Ineos Said Moving Corporate Functions Back to UK

Ineos is planning to move some of its corporate functions back to the UK from its current headquarters in Switzerland, according to unconfirmed press reports.

In an interview with the London newspaper Daily Mail, the petrochemical group’s chairman said he is “cheerful about coming back to the UK,” five years after moving headquarters from Lyndhurst in Hampshire to Rolle, Switzerland – near Lausanne – after failing to win tax breaks from the then-Labour government.

“We increasingly found ourselves gravitating towards London. There was so much going on for our business, and we had grown substantially here,” Ratcliffe said. At its new base in London, he said Ineos will have a large trading floor for its oil and gas traders, who are currently based at Canary Wharf. “A few people will move from Lausanne.”

“The return of such a successful business is a massive coup for the policies of (prime minister) David Cameron and (chancellor of the exchequer) George Osborne,” the newspaper commented. The British government has been trying to lure fresh corporate investment with the promise of lower corporation taxes.
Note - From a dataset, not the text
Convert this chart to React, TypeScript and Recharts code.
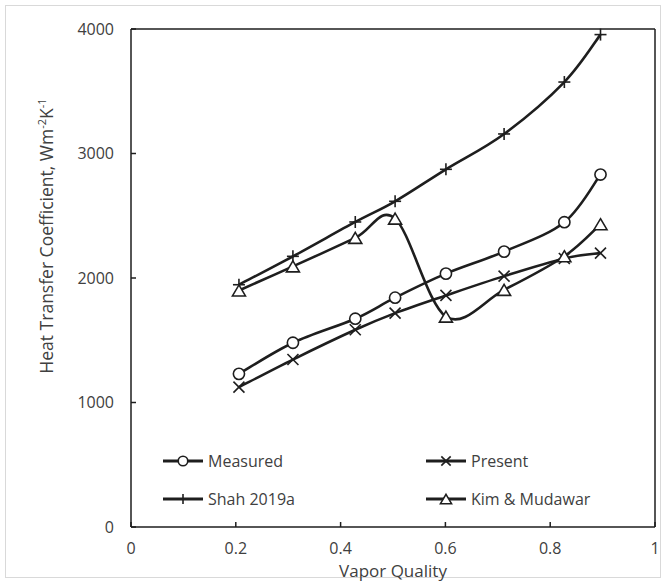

Ratcliffe, who himself will remain a Swiss resident, said the move in 2010 – after the Labour government of Prime Minister Gordon Brown declined to temporarily defer VAT payments of £350 million when the chemical producer found itself overexposed to the financial crisis – has saved Ineos £100 million in tax annually.

Ineos is still one of the largest manufacturing businesses in the UK. Many of its assets remain there, notably the mammoth petrochemicals complex at Grangemouth in Scotland – despite Ratcliffe’s repeated threats to pull out.

The group is close to completing an export terminal for shale gas near Grangemouth, for which it won pledges of investment aid from both the UK and Scottish governments on resolution of an industrial dispute in 2013. It also has nailed down permits to explore for shale gas in the area surrounding Grangemouth and is currently biding its time until the Scottish government completes an investigation into fracking-related risks.

Commenting on the fracking issue in the Daily Mail, Ratcliffe said, “if you don’t pursue shale, it’s difficult to see how the UK can remain competitive.” In comments made to other news media, he said Ineos will seek permission to test-drill and carry out seismic testing for fracking “imminently,” and does not believe this will breach the temporary moratorium on exploration in Scotland put in place earlier this year.”

The Ineos chairman said he thinks it is “responsible” for the Scottish government to study the risks in more detail.

“We don’t need to do any fracking for the next couple of years,” he remarked. “What we’d like to do is drill a couple of holes, do the seismic and just find out what’s down there.”